Feuilles 30 à 32. — Éloge de la discipline religieuse en général (versifié).

Feuilles 33 à 74. — Plusieurs histoires de fornication ou d’adultère. Adultère commis par le prêtre Bzang-byin. — Çâkya est informé du fait ; le coupable est appelé, réprimandé, expulsé. — Il est établi comme loi que désormais tout coupable d’adultère sera expulsé. — On trouvera (feuille 33 à 40) tous les détails de cette histoire avec les termes dans lesquels Çâkya a réprimandé le coupable.

Feuilles 74 et suivantes. — Détournements et vols. — Anecdotes. — Espèces et variétés de vols. — Divers exemples de tromperie, de tours et de fraudes pour éviter de payer les droits à la douane.

Feuille 105. — Ici encore se trouvent plusieurs exemples des moyens employés par les marchands pour frauder à la douane, en mettant dans les sacs des moines quelques-uns de leurs objets précieux.

Feuilles 155-166. — Conséquences de la cupidité et du vol. — Histoire fabuleuse de l’origine du mal dans le monde.

Feuilles 162-239. — Plusieurs histoires de suicide et d’empoisonnement parmi les prêtres, ou de moyens employés par plusieurs pour se tuer ou s’ôter la vie, par suite du chagrin ou du désespoir ressenti en entendant parler des divers genres de misères ou de calamités de l’existence.

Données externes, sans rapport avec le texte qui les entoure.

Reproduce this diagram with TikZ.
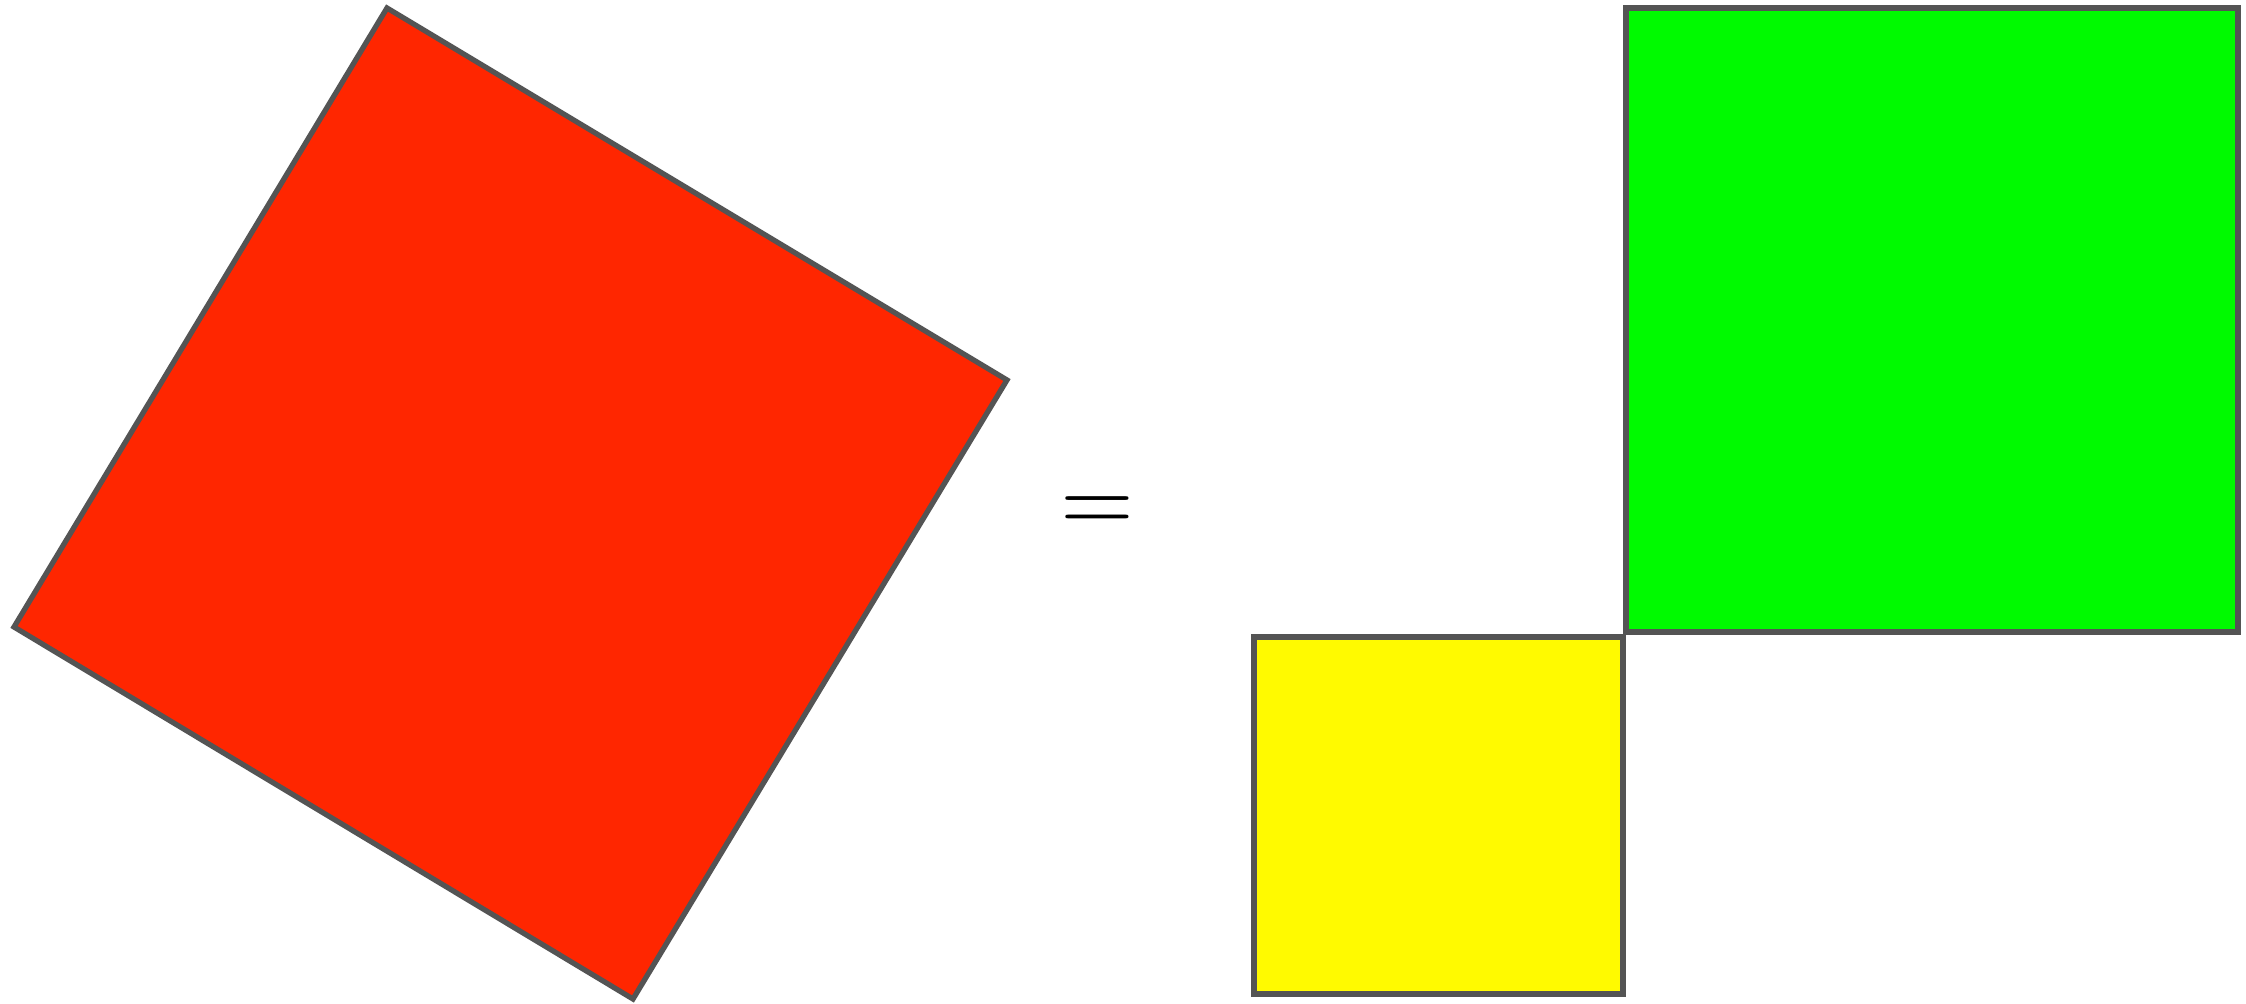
\documentclass[tikz,border=0pt]{standalone}
\begin{document}
\begin{tikzpicture}[x=0.01cm,y=-0.01cm,
  tile/.style={draw=black!67,line width=1.5pt,line join=miter}]
\useasboundingbox (0,0) rectangle (2246,1004);
\coordinate (rt) at (387,8);
\coordinate (rr) at (1007,380);
\coordinate (rb) at (633,999);
\coordinate (rl) at (14,627);
\filldraw[tile,fill={rgb,255:red,255;green,38;blue,0}] (rt) -- (rr) -- (rb) -- (rl) -- cycle;
\filldraw[tile,fill={rgb,255:red,0;green,250;blue,0}] (1626,8) rectangle (2238,632);
\filldraw[tile,fill={rgb,255:red,255;green,250;blue,0}] (1254,637) rectangle (1623,994);
\node[scale=2.7,inner sep=0pt] (eq) at (1097,514.5) {$=$};
\end{tikzpicture}
\end{document}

Çâkya défend qu’on discoure sur les misères de la vie au point d’amener par là les autres au désespoir[5].

Feuilles 270-274. — Prétendue connaissance surnaturelle attribuée à la communication ou à l’inspiration de quelque divinité. Termes employés pour blâmer ceux qui ont de semblables prétentions.

Feuille 306. — Plusieurs femmes appartenant à des familles respectables de Çravâsti, visitent les vihars (colléges et salles) dans un jardin voisin de cette ville, sous la conduite du prêtre Char-ka[6], qui leur donne des explications sur les vihars et les salles, avec des détails biographiques. Il a une tenue inconvenante. Histoire de plusieurs actes immoraux qui font perdre à un prêtre son caractère ou son rang, et le font déchoir de la dignité de prêtre. — Sur l’action de causer des dissensions parmi les prêtres.

Il y a ainsi dans ce volume, 439 feuilles dont les 30 premières sont occupées par le Traité sur l’Émancipation, en deux livres et 700 çlokas. Le reste du volume contient les premiers livres de l’explication de la discipline religieuse[7].

  1. Ce règlement commun à tous les bouddhistes existe en pali et en chinois. Le texte pali énumère seulement 227 règles. — La Société Asiatique de Londres a publié, en 1862, dans son Journal (vol.  XIX) les traductions anglaises du Pratimoxa chinois (par Beal) et du Pratimoxi pâli (par Gogerly). Le Pratimoci tibétain n’a pas été traduit et n’est connu que par l’analyse de Csoma. Le texte sanscrit est inconnu et probablement perdu. (L. F.)
  2. Cette stance dont le texte sanscrit est bien connu se trouve quelquefois à la fin des textes bouddhiques sanskrits du Népal, à la suite de la formule Ye dharmâ, etc. (Voir ci-dessus p. 25 note.) — Elle est fréquemment répétée. (L. F.)
  3. Ces deux Çlokas sont aussi répétés très souvent ; Burnouf les a étudiés et traduits de nouveau d’après le texte sanscrit maintenant fort connu ; il a en même temps redressé la traduction de Csoma (Voir les appendices au Lotus de la bonne Loi.) (L. F.)
  4. Voici la transcription de ces deux Çlokas :

    brtsam-par bya-j̈ing hbyung-var bya | Sangs-rgyas bstan-la hjug-par bya |
    Hdam-buhi gyim-na glang-chen bjin | Hchi blag sde ni gj̈om-par bya |
    Gang-j̈ig rab-tu bag-yod-par | Chos hdul hdi la spyod gyur-pa |
    Skye-vahi hkhor-va rab spings-nas | Sdug-bsngal tha-nar byed-pa hgyur |

  5. Voir une histoire semblable dans le dictionnaire d’Ainsworth au mot Hegesius dans l’Index nom. prop. « Hégésias, philosophe de Cyrène, qui décrivait les misères de la vie avec tant d’éloquence que plusieurs se tuèrent eux-mêmes pour en être affranchis ; à cause de quoi Ptolémée lui ordonna de ne plus discourir sur ce sujet ». (Note de Csoma)
  6. Voir ci dessus volume III feuille 239 (page 46). (L. F.) 
  7. Le reste du volume et même les volumes suivants peuvent être considérés comme un développement, un commentaire du « Traité sur l’émancipation », c’est-à-dire du Pratimoxa. C’est une question non résolue de savoir si le Pratimoxa est un texte dont les écrits qui viennent ensuite sont le commentaire, ou s’il est un résumé, une nomenclature des transgressions diverses exposées dans les divers cas ou Espèces qui font l’objet des récits placés à sa suite. (L. F.)